In the age of the customer, customers know more, and expect more. User experience will overtake price and product as the key brand differentiator. That brand differentiation, driven by UX, is one of the most valuable and defensible competitive advantages that a company can create for itself.
It’s no coincidence that the rise of UX has happened as technology has enabled companies to undertake more and more research. In the past UX research was mainly done in lab based test settings with a moderator overseeing the user conduct tasks.
Advances in technology then enabled remote, facilitated testing where a human facilitator and participant interact via web conference.
> See also: Five ways businesses need to rethink UX in 2016
Today, companies are increasingly using automated, un-facilitated testing. These are unmoderated studies conducted online via web-based applications where there is no human facilitator. Remote automated usability testing has enabled organisations to do more quantitative research, quicker and at a reduced cost than ever before.
For design teams testing wireframes and prototypes, for example, these tools help projects 'fail fast' because conducting this type of research quickly enables designers to quickly weed out approaches that don’t work.

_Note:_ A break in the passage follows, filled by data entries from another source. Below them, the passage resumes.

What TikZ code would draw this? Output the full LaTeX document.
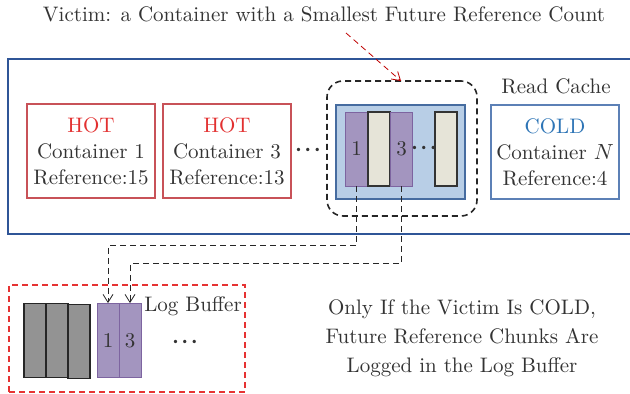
\documentclass[tikz,border=0pt]{standalone}
\usepackage{amsmath}
\usepackage{xcolor}
\usepackage{tikz}
\usetikzlibrary{arrows.meta,positioning}

\definecolor{hotred}{RGB}{226,48,48}
\definecolor{hotline}{RGB}{200,82,88}
\definecolor{cacheline}{RGB}{47,85,151}
\definecolor{coldblue}{RGB}{46,117,182}
\definecolor{coldline}{RGB}{92,128,182}
\definecolor{victimfill}{RGB}{184,206,230}
\definecolor{victimline}{RGB}{70,108,160}
\definecolor{chunkpurple}{RGB}{163,149,191}
\definecolor{purpleline}{RGB}{125,100,160}
\definecolor{chunkbeige}{RGB}{230,228,216}
\definecolor{chunkgray}{RGB}{147,147,147}
\definecolor{logred}{RGB}{230,50,50}

\newcommand{\tightdots}{$\boldsymbol{\cdot}\mkern-2mu\boldsymbol{\cdot}\mkern-2mu\boldsymbol{\cdot}$}

\tikzset{
  txt/.style={font=\fontsize{10.5pt}{13pt}\selectfont, text=black!80},
  hotbox/.style={txt, draw=hotline, thick, minimum width=64pt, minimum height=47pt, align=center, inner sep=0pt},
  coldbox/.style={hotbox, draw=coldline},
  chunk/.style={draw=purpleline, fill=chunkpurple, minimum width=11pt, minimum height=37pt, inner sep=0pt, txt},
  blank/.style={chunk, draw=black!80, fill=chunkbeige, semithick},
  old/.style={chunk, draw=black!85, fill=chunkgray, semithick},
  vhead/.style={-{Straight Barb[length=4pt,width=5pt]}},
  link/.style={densely dashed, black!85, vhead},
}

\begin{document}
\begin{tikzpicture}[x=0.5pt,y=-0.5pt]
\useasboundingbox (0,0) rectangle (630,394);
\node[txt] (title) at (324,14) {Victim: a Container with a Smallest Future Reference Count};

% read cache
\draw[cacheline, thick] (630,59) -- (8,59) -- (8,234) -- (630,234);
\node[txt] (rc) at (556,86) {Read Cache};
\node[hotbox] (c1) at (91,151) {\textcolor{hotred}{HOT}\\Container 1\\Reference:15};
\node[hotbox] (c3) at (227,151) {\textcolor{hotred}{HOT}\\Container 3\\Reference:13};
\node[txt] (d1) at (308,150) {\tightdots};
\node[coldbox] (cn) at (555,152) {\textcolor{coldblue}{COLD}\\Container $N$\\Reference:4};

% victim
\node[draw=victimline, thick, fill=victimfill, minimum width=64.5pt, minimum height=47pt, inner sep=0pt] (vic) at (400.5,152) {};
\node[draw=black!85, densely dashed, thick, rounded corners=8pt, minimum width=75pt, minimum height=67.5pt] (sel) at (402,148.5) {};
\node[chunk] (v1) at (356.5,149) {1};
\node[blank] (v2) at (379,149) {};
\node[chunk] (v3) at (401.5,149) {3};
\node[txt] (d2) at (424,148) {\tightdots};
\node[blank] (v4) at (446,149) {};
\coordinate (src) at (346,33);
\coordinate (tip) at (401,81);
\draw[red!75!black, densely dashed, vhead] (src) -- (tip);

% log buffer
\node[draw=logred, densely dashed, thick, minimum width=118pt, minimum height=53.5pt] (lb) at (127,338.5) {};
\node[old] (g1) at (35,340.5) {};
\node[old] (g2) at (57,340.5) {};
\node[old] (g3) at (79,341.5) {};
\node[chunk] (l1) at (108,340.5) {1};
\node[chunk] (l3) at (130,340.5) {3};
\node[txt] (lbl) at (193,306) {Log Buffer};
\node[txt] (d3) at (185,342) {\tightdots};
\draw[link] (v1.south) -- ++(0,59) -| (l1.north);
\draw[link] (v3.south) -- ++(0,77) -| (l3.north);

\node[txt, align=center, font=\fontsize{10.5pt}{14.5pt}\selectfont] (note) at (462,338) {Only If the Victim Is COLD,\\Future Reference Chunks Are\\Logged in the Log Buffer};
\end{tikzpicture}
\end{document}
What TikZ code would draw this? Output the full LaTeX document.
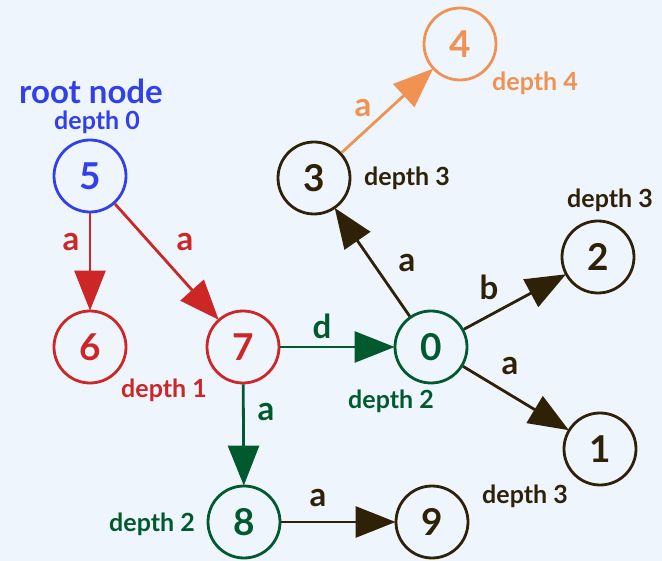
\documentclass[tikz,border=0pt]{standalone}
\usepackage{fontspec}
\setmainfont{Lato}
\usetikzlibrary{arrows.meta}
\definecolor{bg}{HTML}{EFF5FD}
\definecolor{cblue}{HTML}{3240EA}
\definecolor{cred}{HTML}{CC2626}
\definecolor{cgreen}{HTML}{005A2D}
\definecolor{cdark}{HTML}{2F2108}
\definecolor{corange}{HTML}{F09252}
\tikzset{
  st/.style={circle, draw=#1, text=#1, line width=2.8pt, minimum size=72pt, inner sep=0pt,
    font=\fontsize{37}{37}\selectfont\bfseries},
  dl/.style={text=#1, font=\fontsize{25}{25}\selectfont\bfseries, inner sep=0pt},
  el/.style={text=#1, font=\fontsize{33}{33}\selectfont\bfseries, inner sep=0pt},
  ed/.style={draw=#1, line width=2.8pt, -{Triangle[length=40pt,width=31pt]}, shorten >=-1pt},
}
\begin{document}
\begin{tikzpicture}[x=1pt,y=-1pt]
\fill[bg] (0,0) rectangle (662,561);
\useasboundingbox (0,0) rectangle (662,561);
% nodes
\node[st=cblue] (n5) at (90,176) {5};
\node[st=cred] (n6) at (90,347) {6};
\node[st=cred] (n7) at (243,347) {7};
\node[st=cgreen] (n0) at (431,347) {0};
\node[st=cgreen] (n8) at (244,522) {8};
\node[st=cdark] (n9) at (432,522) {9};
\node[st=cdark] (n3) at (314,178) {3};
\node[st=corange] (n4) at (460,44) {4};
\node[st=cdark] (n2) at (598,257) {2};
\node[st=cdark] (n1) at (600,449) {1};
% depth labels
\node[text=cblue, font=\fontsize{33}{33}\selectfont\bfseries, inner sep=0pt] (root) at (91,91) {root node};
\node[dl=cblue] (d5) at (97,122) {depth 0};
\node[dl=corange] (d4) at (535,83) {depth 4};
\node[dl=cdark] (d3) at (407,178) {depth 3};
\node[dl=cdark] (d2) at (610,200) {depth 3};
\node[dl=cred] (d7) at (164,390) {depth 1};
\node[dl=cgreen] (d0) at (391,401) {depth 2};
\node[dl=cdark] (d1) at (525,496) {depth 3};
\node[dl=cgreen] (d8) at (152,524) {depth 2};
% edges
\draw[ed=cred] (n5) -- (n6);
\draw[ed=cred] (n5) -- (n7);
\draw[ed=cgreen] (n7) -- (n0);
\draw[ed=cgreen] (n7) -- (n8);
\draw[ed=cdark] (n8) -- (n9);
\draw[ed=cdark] (n0) -- (n3);
\draw[ed=cdark] (n0) -- (n2);
\draw[ed=cdark] (n0) -- (n1);
\draw[ed=corange] (n3) -- (n4);
% edge labels
\node[el=cred] (l56) at (71,242) {a};
\node[el=cred] (l57) at (185,242) {a};
\node[el=cgreen] (l70) at (322,326) {d};
\node[el=cgreen] (l78) at (266,412) {a};
\node[el=cdark] (l89) at (318,498) {a};
\node[el=cdark] (l03) at (407,263) {a};
\node[el=cdark] (l02) at (489,287) {b};
\node[el=cdark] (l01) at (510,366) {a};
\node[el=corange] (l34) at (363,108) {a};
\end{tikzpicture}
\end{document}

This approach allows companies to collect and process huge amounts of data that can be used to define UX KPIs (such as ease of use and user satisfaction) which can then be directly correlated with financial business KPIs and revenues.
In this way, it becomes possible to take decisions that are backed up by data, placing user insight at the heart of everything you do.
As the pace of innovation continues to accelerate, companies will put more emphasis on the experiences they deliver to customers to create a competitive advantage. The impact of UX on business performance will continue to grow and grow and the discipline will be at the centre of boardroom decision making across the globe for many years to come.